What are the Requirements for Infinite Banking?

The general rule of thumb is that infinite banking requires a whole life insurance policy and a financially stable individual with the ability to accept long-term responsibility.

When it comes to life insurance, It is also important to work with an agent who has a good understanding of whole life insurance policies and can help you determine what is right for you. In addition, you may need to comply with certain requirements depending on the terms of your service provider. For example, you may need to undergo a health exam.

How Much do You Need for Infinite Banking?

Since infinite banking is generally linked to your whole life insurance policy, the amount you will need to prepare varies greatly.

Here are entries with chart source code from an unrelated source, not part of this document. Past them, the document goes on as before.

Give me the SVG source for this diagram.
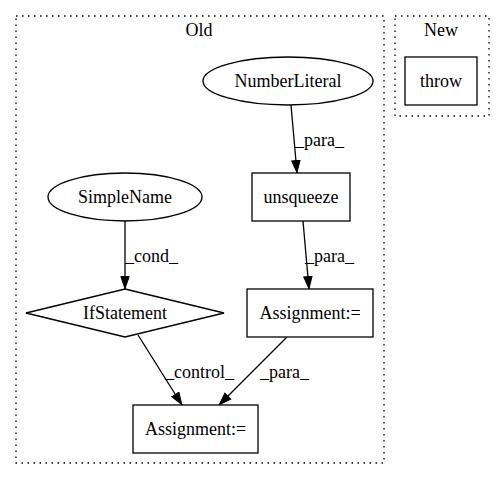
<svg xmlns="http://www.w3.org/2000/svg" width="504" height="480" viewBox="0 0 504 480">
<style>
text{font-family:"Liberation Serif","Times New Roman",serif;font-size:18px;fill:#000}
.c{text-anchor:middle}
.n{fill:#fff;stroke:#000;stroke-width:1.3}
.cl{fill:none;stroke:#000;stroke-width:1.3;stroke-dasharray:1.5,4.5}
.e{fill:none;stroke:#000;stroke-width:1.3}
</style>
<defs>
<marker id="a" viewBox="0 0 13 10" refX="13" refY="5" markerWidth="13" markerHeight="10" markerUnits="userSpaceOnUse" orient="auto">
<path d="M0.5,0.8 L12.5,5 L0.5,9.2 Z" fill="#000" stroke="#000"/>
</marker>
</defs>
<rect width="504" height="480" fill="#fff"/>
<g id="cluster_old">
<rect class="cl" x="16" y="16" width="368" height="447"/>
<text class="c" x="199" y="36">Old</text>
</g>
<g id="cluster_new">
<rect class="cl" x="395" y="16" width="94" height="100"/>
<text class="c" x="441" y="36">New</text>
</g>
<g id="edges">
<path class="e" d="M291,105 L297,173" marker-end="url(#a)"/>
<text x="295" y="146">_para_</text>
<path class="e" d="M303,221 L309,289" marker-end="url(#a)"/>
<text x="305" y="262">_para_</text>
<path class="e" d="M125,221 L125,289" marker-end="url(#a)"/>
<text x="125" y="262">_cond_</text>
<path class="e" d="M138,335 L182,405" marker-end="url(#a)"/>
<text x="165" y="378">_control_</text>
<path class="e" d="M287,337 L219,405" marker-end="url(#a)"/>
<text x="260" y="378">_para_</text>
</g>
<g id="NumberLiteral">
<ellipse class="n" cx="288" cy="81" rx="85" ry="24"/>
<text class="c" x="288" y="87">NumberLiteral</text>
</g>
<g id="throw">
<rect class="n" x="405" y="57" width="72" height="48"/>
<text class="c" x="441" y="87">throw</text>
</g>
<g id="SimpleName">
<ellipse class="n" cx="125" cy="197" rx="77" ry="24"/>
<text class="c" x="125" y="203">SimpleName</text>
</g>
<g id="unsqueeze">
<rect class="n" x="252" y="173" width="98" height="48"/>
<text class="c" x="301" y="203">unsqueeze</text>
</g>
<g id="IfStatement">
<polygon class="n" points="125,289 224,313 125,337 26,313"/>
<text class="c" x="125" y="319">IfStatement</text>
</g>
<g id="Assignment1">
<rect class="n" x="247" y="289" width="126" height="48"/>
<text class="c" x="310" y="319">Assignment:=</text>
</g>
<g id="Assignment2">
<rect class="n" x="133" y="405" width="125" height="48"/>
<text class="c" x="195.5" y="435">Assignment:=</text>
</g>
</svg>
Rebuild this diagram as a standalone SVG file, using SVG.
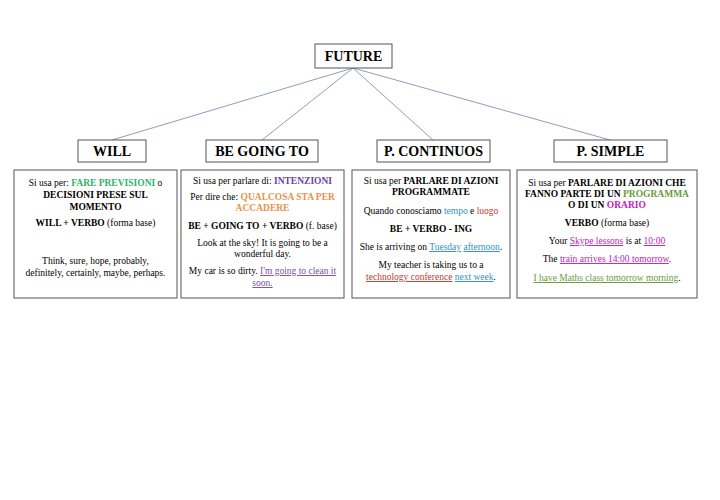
<svg xmlns="http://www.w3.org/2000/svg" width="720" height="500" viewBox="0 0 720 500">
<style>
.b{fill:#fff;stroke:#555;stroke-width:1}
.h{font-family:"Liberation Serif",serif;font-weight:bold;font-size:14px;text-anchor:middle;fill:#000}
.t{font-family:"Liberation Serif",serif;font-size:9.5px;text-anchor:middle;fill:#000}
.k{font-weight:bold}
.c{stroke:#8aa0bd;stroke-width:1;fill:none}
.g{fill:#2fb36b;font-weight:bold}.p{fill:#6a3fa8;font-weight:bold}.o{fill:#e8914a;font-weight:bold}
.bl{fill:#2f8fcf}.r{fill:#c0392b}.gr{fill:#6a9a3a}.m{fill:#c020c0}
.u{text-decoration:underline}
</style>
<rect width="720" height="500" fill="#fff"/>
<g id="connectors">
<path class="c" d="M353 68L112 140M353 68L262 140M353 68L433 140M353 68L610 140"/>
</g>
<g id="future"><rect class="b" x="315" y="44" width="77" height="24"/><text class="h" x="353.5" y="61">FUTURE</text></g>
<g id="will"><rect class="b" x="78" y="140" width="68" height="22"/><text class="h" x="112" y="156">WILL</text>
<rect class="b" x="14" y="170" width="163" height="128"/>
<text class="t" y="186"><tspan x="95.5">Si usa per: <tspan class="g">FARE PREVISIONI</tspan> o</tspan><tspan x="95.5" dy="12" class="k">DECISIONI PRESE SUL</tspan><tspan x="95.5" dy="12" class="k">MOMENTO</tspan><tspan x="95.5" dy="16"><tspan class="k">WILL + VERBO</tspan> (forma base)</tspan><tspan x="95.5" dy="38">Think, sure, hope, probably,</tspan><tspan x="95.5" dy="12">definitely, certainly, maybe, perhaps.</tspan></text></g>
<g id="going"><rect class="b" x="206" y="140" width="112" height="22"/><text class="h" x="262" y="156">BE GOING TO</text>
<rect class="b" x="181" y="170" width="163" height="128"/>
<text class="t" y="184"><tspan x="262.5">Si usa per parlare di: <tspan class="p">INTENZIONI</tspan></tspan><tspan x="262.5" dy="16">Per dire che: <tspan class="o">QUALCOSA STA PER</tspan></tspan><tspan x="262.5" dy="11" class="o">ACCADERE</tspan><tspan x="262.5" dy="18" class="k">BE + GOING TO + VERBO <tspan font-weight="normal">(f. base)</tspan></tspan><tspan x="262.5" dy="17">Look at the sky! It is going to be a</tspan><tspan x="262.5" dy="11">wonderful day.</tspan><tspan x="262.5" dy="17">My car is so dirty. <tspan class="u" fill="#7a4fa8">I'm going to clean it</tspan></tspan><tspan x="262.5" dy="12" class="u" fill="#7a4fa8">soon.</tspan></text></g>
<g id="cont"><rect class="b" x="377" y="140" width="113" height="22"/><text class="h" x="433.5" y="156">P. CONTINUOS</text>
<rect class="b" x="352" y="170" width="158" height="128"/>
<text class="t" y="184"><tspan x="431">Si usa per <tspan class="k">PARLARE DI AZIONI</tspan></tspan><tspan x="431" dy="11" class="k">PROGRAMMATE</tspan><tspan x="431" dy="19">Quando conosciamo <tspan class="bl">tempo</tspan> e <tspan class="r">luogo</tspan></tspan><tspan x="431" dy="18" class="k">BE + VERBO - ING</tspan><tspan x="431" dy="18">She is arriving on <tspan class="bl u">Tuesday</tspan> <tspan class="bl u">afternoon</tspan>.</tspan><tspan x="431" dy="18">My teacher is taking us to a</tspan><tspan x="431" dy="12"><tspan class="r u">technology conference</tspan> <tspan class="bl u">next week</tspan>.</tspan></text></g>
<g id="simple"><rect class="b" x="554" y="140" width="113" height="22"/><text class="h" x="610.5" y="156">P. SIMPLE</text>
<rect class="b" x="517" y="170" width="180" height="128"/>
<text class="t" y="186"><tspan x="607">Si usa per <tspan class="k">PARLARE DI AZIONI CHE</tspan></tspan><tspan x="607" dy="11" class="k">FANNO PARTE DI UN <tspan class="gr">PROGRAMMA</tspan></tspan><tspan x="607" dy="11" class="k">O DI UN <tspan class="m">ORARIO</tspan></tspan><tspan x="607" dy="18"><tspan class="k">VERBO</tspan> (forma base)</tspan><tspan x="607" dy="18">Your <tspan class="m u">Skype lessons</tspan> is at <tspan class="m u">10:00</tspan></tspan><tspan x="607" dy="18">The <tspan class="m u">train arrives 14:00 tomorrow</tspan>.</tspan><tspan x="607" dy="19"><tspan class="gr u">I have Maths class tomorrow morning</tspan>.</tspan></text></g>
</svg>
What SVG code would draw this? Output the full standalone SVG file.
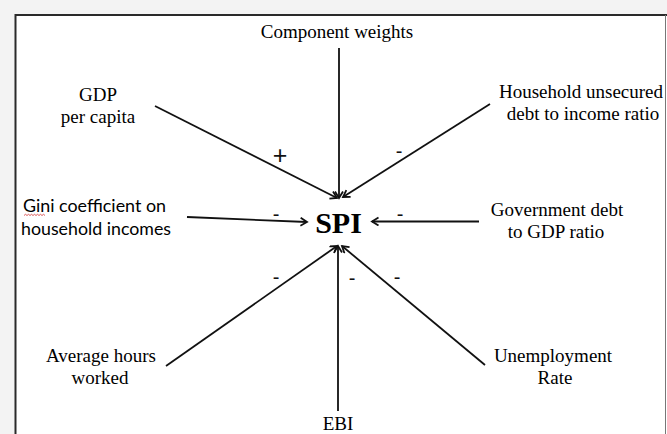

Whole life insurance costs are typically different depending on various factors, including when you begin coverage and how the insurer determines the rate. As mentioned earlier, the rate is lower when you are young.

But even so, whole life insurance policies typically cost $175 up to $2000 a month. As a general rule, it is recommended that individuals put at least 10% of their regular income into their whole life insurance. So they will be in a position to confidently commit to the coverage.

Is Infinite Banking a Scam?

Infinite banking is not a scam. Although it seems too good to be true, the concept has actually been proven to be helpful to many people.

The infinite banking system appears to be a scam to those who do not understand it because it encourages an individual to be his own banker. Not only that, but it also provides a number of perks that seem unlikely. There are tax advantages, lower interest rates, and even fast approval procedures. Consequently, it is no surprise that they view it as a scam. Yet infinite banking is not one.